Бодрийяр предупреждал: в гиперреальности реальность умирает, оставляя нас среди знаков без смысла. "Метавселенная" – воплощение этого: она не даёт нового мира, а крадёт старый, подменяя его голограммами. Заратустра видит в ней не мост к сверхчеловеку, а могилу для него – место, где воля к власти стала волей к лайкам, где человек потерял себя не в борьбе, а в зеркале, что отражает лишь пустоту. Нищепанк здесь достигает апогея: технологии, что могли бы вознести, стали ловушкой, где симулякры симулякров правят бал, а подлинность тонет в цифровом дыму.

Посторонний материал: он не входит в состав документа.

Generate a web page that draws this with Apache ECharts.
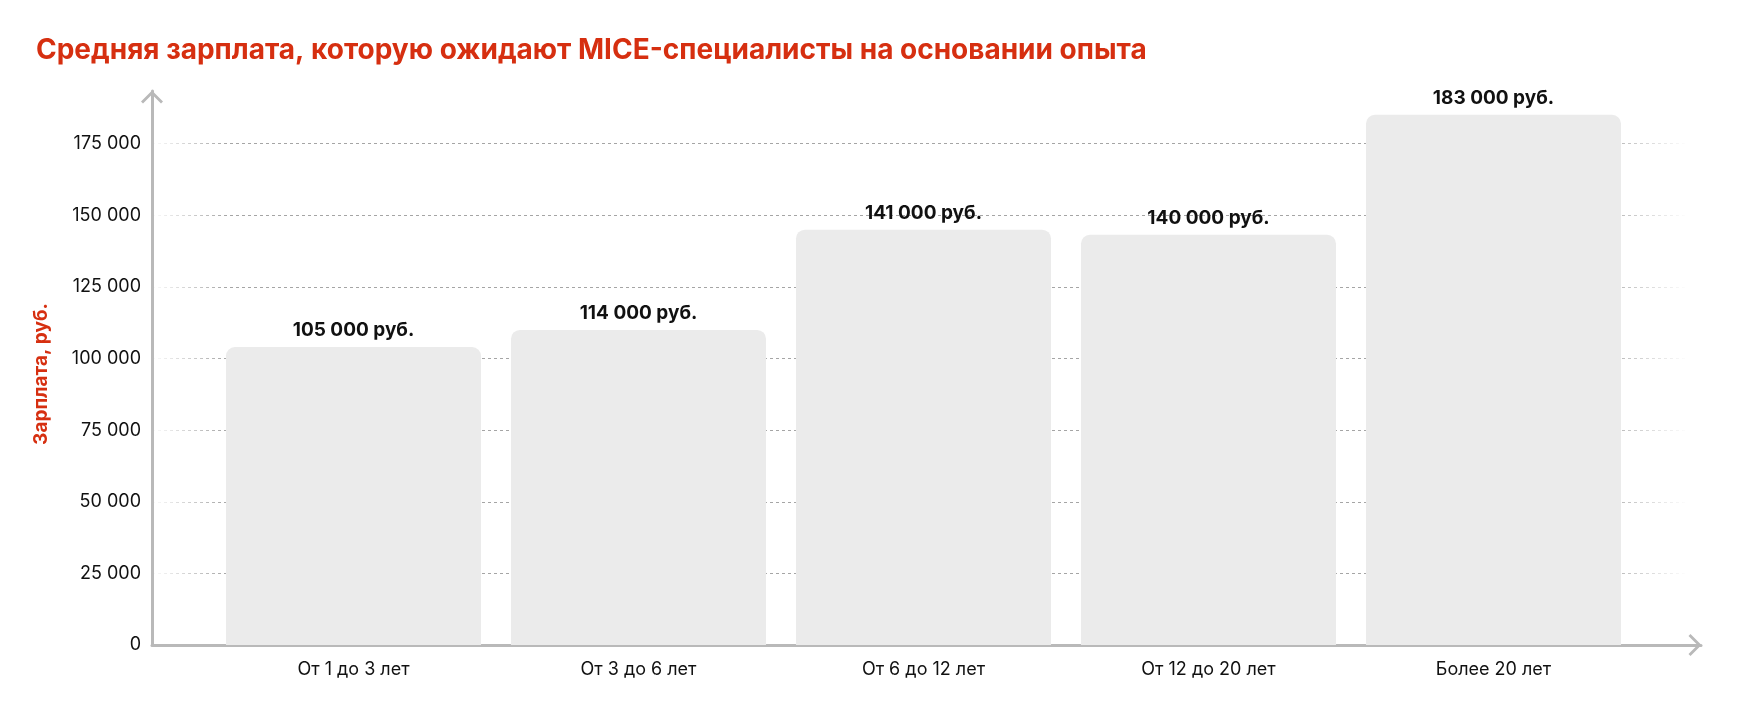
<!DOCTYPE html>
<html>
<head>
<meta charset="utf-8">
<script src="https://cdn.jsdelivr.net/npm/echarts@6/dist/echarts.min.js"></script>
<style>
  html, body { margin: 0; padding: 0; background: #ffffff; }
  #chart { width: 1740px; height: 710px; }
</style>
</head>
<body>
<div id="chart"></div>
<script>
// ---- Data ----
const titleText = 'Средняя зарплата, которую ожидают MICE-специалисты на основании опыта';
const yAxisName = 'Зарплата, руб.';
const categories = ['От 1 до 3 лет', 'От 3 до 6 лет', 'От 6 до 12 лет', 'От 12 до 20 лет', 'Более 20 лет'];
// bar heights as drawn in the picture
const barValues = [104000, 110000, 145000, 143200, 185100];
// values printed above the bars
const labelValues = [105000, 114000, 141000, 140000, 183000];
const labelUnit = ' руб.';
const yMin = 0;
const yMax = 193400;
const yInterval = 25000;

// ---- Helpers ----
function fmt(v) {
  return String(v).replace(/\B(?=(\d{3})+(?!\d))/g, ' ');
}

const RED = '#d62f10';
const AXIS = '#b9b9b9';
const FONT = 'Inter, "Noto Sans", sans-serif';
const chevron = 'path://M11,0 L22,11 L20,13 L11,4 L2,13 L0,11 Z';

const chart = echarts.init(document.getElementById('chart'), null, { renderer: 'canvas' });

const option = {
  backgroundColor: '#ffffff',
  animation: false,
  title: {
    text: titleText,
    left: 31,
    top: 32,
    textStyle: { color: RED, fontFamily: FONT, fontSize: 28, fontWeight: 700 }
  },
  grid: [
    { left: 152, right: 39, top: 91, bottom: 65, containLabel: false },
    { left: 211, right: 104, top: 91, bottom: 65, containLabel: false }
  ],
  xAxis: [
    {
      gridIndex: 0,
      type: 'value',
      min: 0, max: 1,
      axisLine: {
        show: true,
        onZero: false,
        lineStyle: { color: AXIS, width: 3 },
        symbol: ['none', chevron],
        symbolSize: [22, 13],
        symbolOffset: [0, -6]
      },
      axisTick: { show: false },
      axisLabel: { show: false },
      splitLine: { show: false }
    },
    {
      gridIndex: 1,
      type: 'category',
      data: categories,
      axisLine: { show: false },
      axisTick: { show: false },
      axisLabel: {
        show: true,
        margin: 16,
        color: '#111111',
        fontFamily: FONT,
        fontSize: 18
      },
      splitLine: { show: false }
    }
  ],
  yAxis: [
    {
      gridIndex: 0,
      type: 'value',
      min: yMin,
      max: yMax,
      interval: yInterval,
      name: yAxisName,
      nameLocation: 'middle',
      nameGap: 101,
      nameTextStyle: { color: RED, fontFamily: FONT, fontSize: 19, fontWeight: 700, padding: [0, 12, 0, 0] },
      axisLine: {
        show: true,
        onZero: false,
        lineStyle: { color: AXIS, width: 3 },
        symbol: ['none', chevron],
        symbolSize: [22, 13],
        symbolOffset: [0, -6]
      },
      axisTick: { show: false },
      axisLabel: {
        show: true,
        margin: 11,
        color: '#111111',
        fontFamily: FONT,
        fontSize: 18,
        showMaxLabel: false,
        formatter: function (v) { return v % yInterval === 0 ? fmt(v) : ''; }
      },
      splitLine: {
        show: true,
        showMinLine: false,
        showMaxLine: false,
        lineStyle: {
          type: [3, 3],
          width: 1,
          color: new echarts.graphic.LinearGradient(0, 0, 1, 0, [
            { offset: 0, color: 'rgba(165,165,165,0)' },
            { offset: 0.05, color: 'rgba(165,165,165,1)' },
            { offset: 0.93, color: 'rgba(165,165,165,1)' },
            { offset: 0.99, color: 'rgba(165,165,165,0)' },
            { offset: 1, color: 'rgba(165,165,165,0)' }
          ])
        }
      }
    },
    {
      gridIndex: 1,
      type: 'value',
      min: yMin,
      max: yMax,
      interval: yInterval,
      show: false,
      splitLine: { show: false }
    }
  ],
  series: [
    {
      type: 'bar',
      xAxisIndex: 1,
      yAxisIndex: 1,
      data: barValues,
      barCategoryGap: '10.5%',
      itemStyle: { color: '#ebebeb', borderRadius: [9, 9, 0, 0] },
      label: {
        show: true,
        position: 'top',
        distance: 7,
        color: '#111111',
        fontFamily: FONT,
        fontSize: 19,
        fontWeight: 700,
        formatter: function (p) { return fmt(labelValues[p.dataIndex]) + labelUnit; }
      },
      emphasis: { disabled: true }
    }
  ]
};

chart.setOption(option);
</script>
</body>
</html>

Заратустра отворачивается от "Метавселенной". Её свет мерцает за его спиной, но он знает: это не свет, а тень. Бодрийяр был прав – гиперреальность поглотила мир, и "Метавселенная" – её триумф, симулякр симулякра, где нет ни бытия, ни цели. Ветряки гудят вдали, осёл идёт по тропе, а человек остаётся в плену иллюзий, что не спасают, а уводят дальше от себя. Нищепанк – это не конец, а бесконечность зеркал, где сверхчеловек и киберпанк стали лишь эхом, заглушённым шумом пустоты.

Заратустра покидает мерцающий мираж "Метавселенной", где гиперреальность Бодрийяра растворяет бытие в бесконечных отражениях, и возвращается к земле – к полям, где всё ещё дымят угольные ТЭС, к заводам, где гудят станки. Но этот мир уже не тот, что видел Карл Маркс, чьи слова о капитале гремели, как молот по наковальне. Там, где он разглядел фабрики, чьи стены дрожали от труда, Заратустра видит теперь не только железо и пот, но и нечто новое – виртуальные аватары "Мисс ИИ", чьи лица сияют на экранах, обещая красоту без плоти. Маркс говорил о фетишизме товара, о том, как вещи обретают мистическую власть над человеком, но в нищепанке этот фетишизм достиг апогея: от фабрик, что рождают машины, капитал перешёл к аватарам, что рождают иллюзии, оставляя человека в тени собственного отчуждения.

В "Капитале" Маркс описал, как товар под капитализмом теряет свою простую полезность и становится фетишем – объектом, наделённым сверхъестественной силой. Стол – это не просто дерево и гвозди, а воплощение общественных отношений, труда рабочих, что скрыт за его гладкой поверхностью. Фетишизм товара, говорил он, возникает, когда люди видят в вещи не процесс её создания, а магическую ценность, дарованную рынком. Фабрики XIX века были храмами этого культа: их дымные трубы возносили гимн прибыли, их машины превращали пот и кровь в золото. Заратустра мог бы узнать в этом отголосок своей проповеди: сверхчеловек требовал воли, но капитал подменил её железной логикой производства.

Для Маркса фетишизм был связан с материей – с углём, что питал паровые двигатели, с хлопком, что ткали станки, с железом, что ковал рельсы. Товары рождались в грязи цехов, в руках рабочих, чьи жизни сгорали ради прибавочной стоимости. Это был мир, где технологии служили капиталу, но всё ещё были осязаемы: их можно было потрогать, сломать, сжечь. Заратустра, спустившись с гор, видел бы в этом вызов – мир, где человек мог бы восстать, перековать машины в орудия свободы, как мечтал Маркс о революции.

Но нищепанк переписал эту историю. Заратустра смотрит на современные фабрики – скажем, Tesla в Техасе или Шанхае, – и видит не только станки, но и их тень: виртуальные продукты, что рождаются не из железа, а из кода. Капитал не остановился на материальном – он шагнул дальше, в мир, где товаром становится не вещь, а её образ. "Метавселенная" уже показала ему гиперреальность, но теперь он встречает "Мисс ИИ" – аватар, созданный алгоритмами для конкурса красоты World AI Creator Awards. Её лицо – не плоть, а пиксели; её ценность – не в бытии, а в трафике; её приз – 5000 долларов, что достанутся не ей, а её создателю. Это не стол Маркса, не машина, а нечто иное – товар, что существует лишь в воображении, но правит умами сильнее, чем любой паровой двигатель.